## Work to complete
Everything from the first line of the data below through the line that contains "from matplotlib.lines import Line2D" should be written out exactly, please, and nothing more; the pictures stay out.

'''

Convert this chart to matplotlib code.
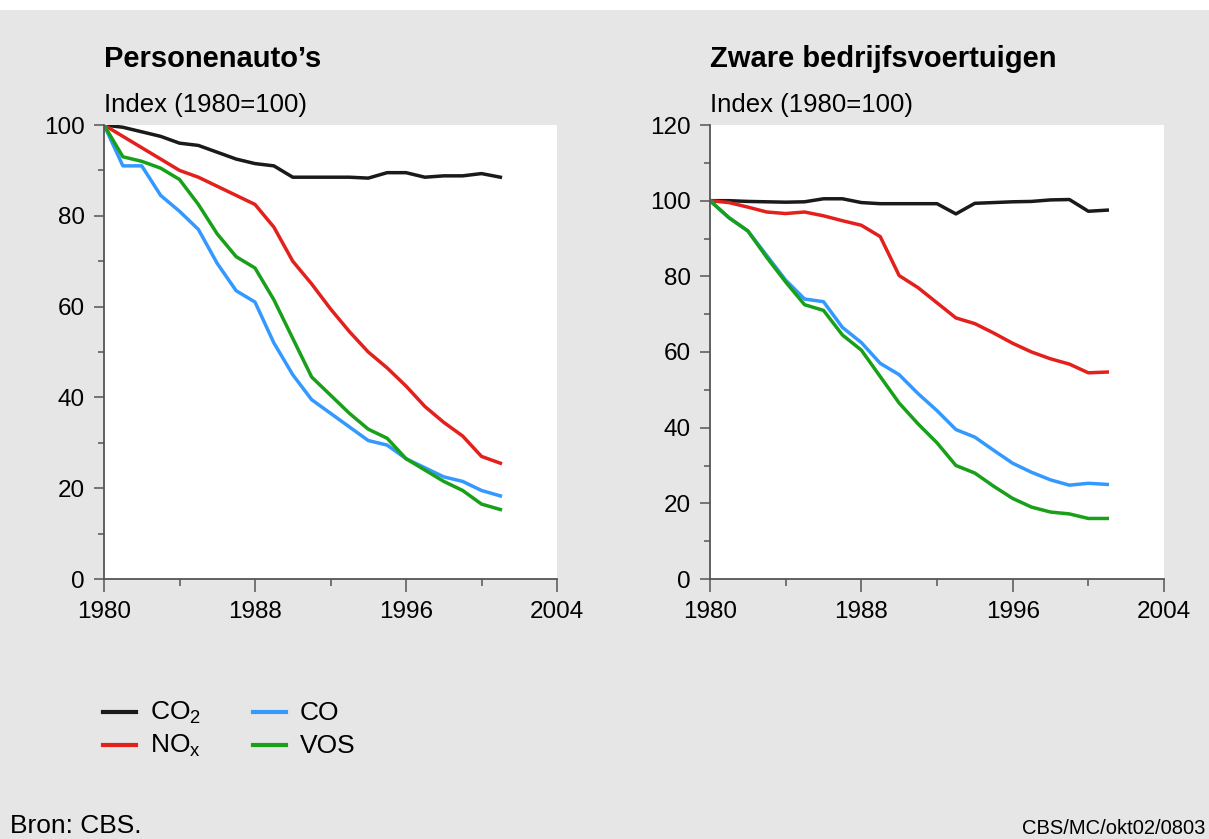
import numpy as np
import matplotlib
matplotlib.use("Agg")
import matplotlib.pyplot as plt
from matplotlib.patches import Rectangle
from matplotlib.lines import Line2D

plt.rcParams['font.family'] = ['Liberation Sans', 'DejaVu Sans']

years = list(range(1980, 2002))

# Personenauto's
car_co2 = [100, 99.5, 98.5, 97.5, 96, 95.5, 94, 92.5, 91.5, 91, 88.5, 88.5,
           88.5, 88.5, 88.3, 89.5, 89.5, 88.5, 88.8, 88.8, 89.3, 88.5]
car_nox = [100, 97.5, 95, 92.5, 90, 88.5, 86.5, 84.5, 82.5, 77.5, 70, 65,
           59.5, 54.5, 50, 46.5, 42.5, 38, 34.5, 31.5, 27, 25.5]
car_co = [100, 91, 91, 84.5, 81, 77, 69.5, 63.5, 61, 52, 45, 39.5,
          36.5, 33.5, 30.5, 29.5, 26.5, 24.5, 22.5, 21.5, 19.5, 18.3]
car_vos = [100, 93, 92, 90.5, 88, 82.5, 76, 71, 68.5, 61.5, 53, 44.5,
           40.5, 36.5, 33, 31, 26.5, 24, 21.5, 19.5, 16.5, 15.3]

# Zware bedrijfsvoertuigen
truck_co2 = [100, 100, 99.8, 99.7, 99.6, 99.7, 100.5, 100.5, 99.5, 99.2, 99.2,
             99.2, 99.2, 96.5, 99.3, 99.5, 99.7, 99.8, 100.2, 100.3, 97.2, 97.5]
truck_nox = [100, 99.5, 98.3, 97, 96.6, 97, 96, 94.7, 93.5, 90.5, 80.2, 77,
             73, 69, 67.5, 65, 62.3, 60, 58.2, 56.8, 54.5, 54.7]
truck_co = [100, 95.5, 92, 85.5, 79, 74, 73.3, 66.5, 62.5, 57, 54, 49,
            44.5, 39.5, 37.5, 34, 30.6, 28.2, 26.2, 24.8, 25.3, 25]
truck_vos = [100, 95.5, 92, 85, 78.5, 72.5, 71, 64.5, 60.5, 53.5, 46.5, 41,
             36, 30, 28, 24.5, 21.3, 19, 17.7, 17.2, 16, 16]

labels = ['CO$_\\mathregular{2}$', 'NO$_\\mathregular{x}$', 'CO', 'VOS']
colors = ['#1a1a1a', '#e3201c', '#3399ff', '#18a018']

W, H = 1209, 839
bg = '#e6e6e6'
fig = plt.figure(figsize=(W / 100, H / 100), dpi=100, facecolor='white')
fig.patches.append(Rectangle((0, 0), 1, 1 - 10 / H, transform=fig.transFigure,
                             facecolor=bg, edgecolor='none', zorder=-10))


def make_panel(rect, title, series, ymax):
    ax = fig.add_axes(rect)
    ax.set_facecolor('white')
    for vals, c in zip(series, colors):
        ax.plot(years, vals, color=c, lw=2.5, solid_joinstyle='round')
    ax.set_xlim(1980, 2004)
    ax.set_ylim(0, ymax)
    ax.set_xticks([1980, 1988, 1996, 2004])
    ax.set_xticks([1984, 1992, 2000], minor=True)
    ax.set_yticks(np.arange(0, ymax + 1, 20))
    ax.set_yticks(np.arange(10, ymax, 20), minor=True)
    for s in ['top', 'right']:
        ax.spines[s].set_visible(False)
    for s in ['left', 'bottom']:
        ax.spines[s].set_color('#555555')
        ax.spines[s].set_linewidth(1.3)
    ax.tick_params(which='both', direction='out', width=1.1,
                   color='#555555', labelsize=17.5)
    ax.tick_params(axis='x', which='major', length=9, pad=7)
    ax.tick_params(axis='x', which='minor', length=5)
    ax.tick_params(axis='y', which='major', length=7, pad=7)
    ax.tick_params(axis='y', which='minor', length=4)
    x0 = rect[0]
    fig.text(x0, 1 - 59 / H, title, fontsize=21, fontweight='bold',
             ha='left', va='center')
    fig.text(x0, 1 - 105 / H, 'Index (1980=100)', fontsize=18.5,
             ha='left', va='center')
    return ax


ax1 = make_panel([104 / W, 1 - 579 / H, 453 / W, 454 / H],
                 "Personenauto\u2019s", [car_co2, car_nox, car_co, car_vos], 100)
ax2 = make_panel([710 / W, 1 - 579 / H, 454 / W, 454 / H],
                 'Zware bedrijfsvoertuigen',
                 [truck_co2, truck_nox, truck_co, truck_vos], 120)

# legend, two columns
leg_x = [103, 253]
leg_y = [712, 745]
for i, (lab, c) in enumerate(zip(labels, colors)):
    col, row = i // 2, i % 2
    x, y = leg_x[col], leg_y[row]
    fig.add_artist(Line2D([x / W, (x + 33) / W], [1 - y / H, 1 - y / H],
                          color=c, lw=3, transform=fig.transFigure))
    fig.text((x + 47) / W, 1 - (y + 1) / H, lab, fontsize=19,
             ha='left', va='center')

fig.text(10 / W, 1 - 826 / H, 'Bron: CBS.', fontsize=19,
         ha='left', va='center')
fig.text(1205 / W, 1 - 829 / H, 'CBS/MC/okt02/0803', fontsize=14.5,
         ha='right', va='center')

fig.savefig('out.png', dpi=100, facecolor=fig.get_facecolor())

'''

## Written response
Convert this chart to matplotlib code.
import numpy as np
import matplotlib
matplotlib.use("Agg")
import matplotlib.pyplot as plt
from matplotlib.patches import Rectangle
from matplotlib.lines import Line2D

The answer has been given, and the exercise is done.